R1070W stabilizes the NBD1/TMD2 interface. (A) F508 in 5UAK CFTR (gold spheres) contacts an aromatic pocket in ICL4 formed by F1068, Y1073, and F1074 (yellow spheres). This aromatic pocket is filled with R1070 (blue) is mutated to a tryptophan (left). (B) Average residue Cα RMSD of the lowest scoring 100 inactive state F508del /R1070W models subtracted from the Cα RMSD of the lowest scoring 100 inactive state F508del models mapped on 5UAK. Here, red represents region where the RMSD was higher in F508del/R1070W than F508del alone, and blue represents regions where the RMSD was lower and hence stabilized by R1070W. (C) Average residue Cα RMSD of the lowest scoring 100 inactive state F508del /R1070W models subtracted from the Cα RMSD of the lowest scoring 100 inactive state F508del models mapped on 6MSM. (D) Quantification of the residue-residue interactions at the NBD1/TMD2 interface across the lowest scoring 100 models. The box limits represent the upper and lower quartile with a line at the median, the whiskers represent 1.5 times the interquartile range, statistical significance was calculated with a Mann–Whitney U test and p-values are depicted by * < 0.05, and **** < 0.0001. (E) Quantification of the residue-residue interactions at the TMD1/TMD2 interface across the lowest scoring 100 models. R1070W likely stabilize TMD2 enough to reduce the interaction energy between the TMDs in the active conformation.

Figure 6

Comparative modeling of VX-809 bound to TMD1 F508del reveals local stability changes including the TMD1 domain-domain interfaces. (A) VX-809 chemical structure. (B) VX-809 docked to 6MSM CFTR structure in a putative binding site recently published by two parallel studies [16,17]. Interactions with important residues are shown in blue, VX-809 is shown in green with colored hetero-atoms. (C) Average residue Cα RMSD of the lowest scoring 100 inactive state F508del+VX-809 models subtracted from the Cα RMSD of the lowest scoring 100 inactive state F508del models mapped on 5UAK. Here, red represents region where the RMSD was higher in F508del +VX-809 than F508del alone, and blue represents regions where the RMSD was lower hence the structure was stabilized by VX-809. The inset shows the RMSD of the region surrounding VX-809 demonstrates reduced RMSD. (D) Average residue Cα RMSD of the lowest scoring 100 inactive state F508del+VX-809 models subtracted from the Cα RMSD of the lowest scoring 100 inactive state F508del models mapped on 6MSM. (E) Quantification of the residue-residue interactions at the TMD1/NBD2 interface across the lowest scoring 100 models.

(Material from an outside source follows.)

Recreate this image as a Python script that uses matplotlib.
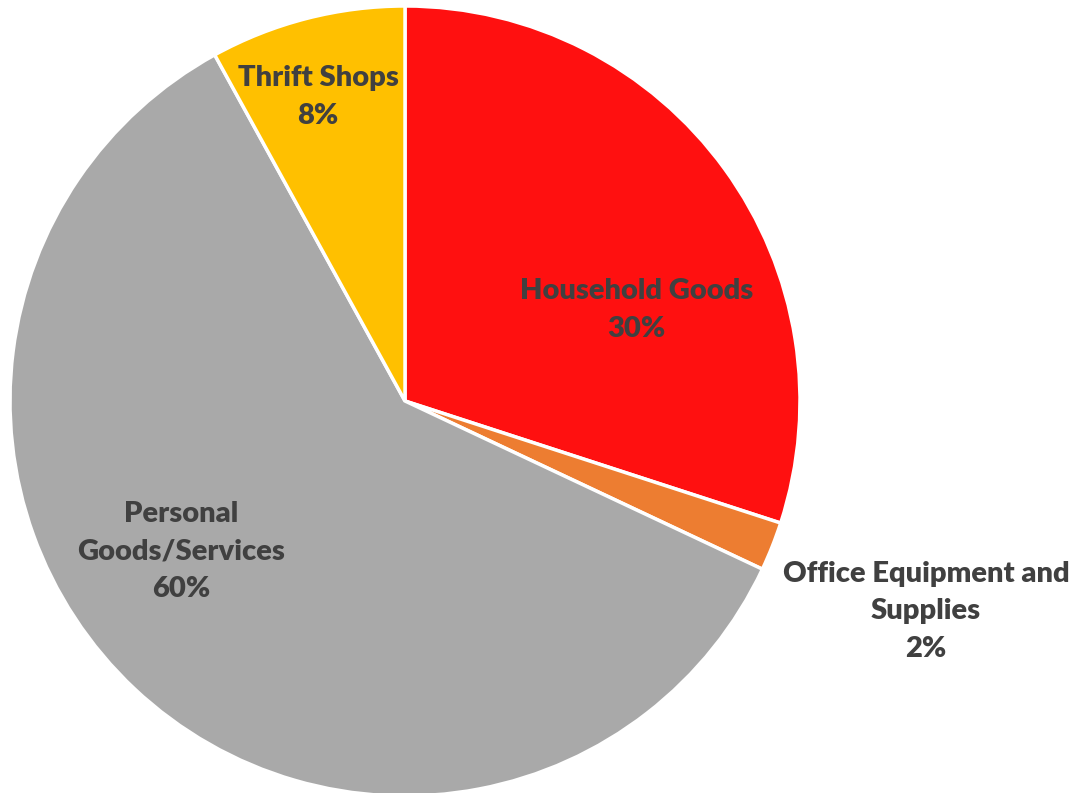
import matplotlib
matplotlib.use("Agg")
import matplotlib.pyplot as plt

CATEGORIES = ["Household Goods", "Office Equipment and\nSupplies", "Personal\nGoods/Services", "Thrift Shops"]
SHARES = [30, 2, 60, 8]
COLORS = ["#FF1010", "#ED7D31", "#A9A9A9", "#FFC000"]
# label centres in pie units (radius = 1), picked to sit where the original puts them
LABEL_POS = [(0.587, 0.230), (1.319, -0.532), (-0.567, -0.382), (-0.220, 0.770)]

fig = plt.figure(figsize=(10.73, 7.93), dpi=100)
ax = fig.add_axes([10 / 1073, -3 / 793, 790 / 1073, 790 / 793])

wedges, _ = ax.pie(SHARES, colors=COLORS, startangle=90, counterclock=False,
                   wedgeprops=dict(edgecolor="white", linewidth=2.5))

for name, share, (x, y) in zip(CATEGORIES, SHARES, LABEL_POS):
    ax.text(x, y, f"{name}\n{share}%", ha="center", va="center",
            fontsize=21, fontweight="heavy", family="Lato", color="#404040",
            linespacing=1.55)

ax.set_xlim(-1, 1)
ax.set_ylim(-1, 1)
ax.set_aspect("auto")
ax.axis("off")
fig.savefig("out.png", dpi=100)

The box limits represent the upper and lower quartile with a line at the median, the whiskers represent 1.5 times the interquartile range, statistical significance was calculated with a Mann–Whitney U test and p-values are depicted by * < 0.05, ** < 0.01, and **** < 0.0001. (F) Quantification of the residue-residue interactions at the TMD1/TMD2 interface across the lowest scoring 100 models.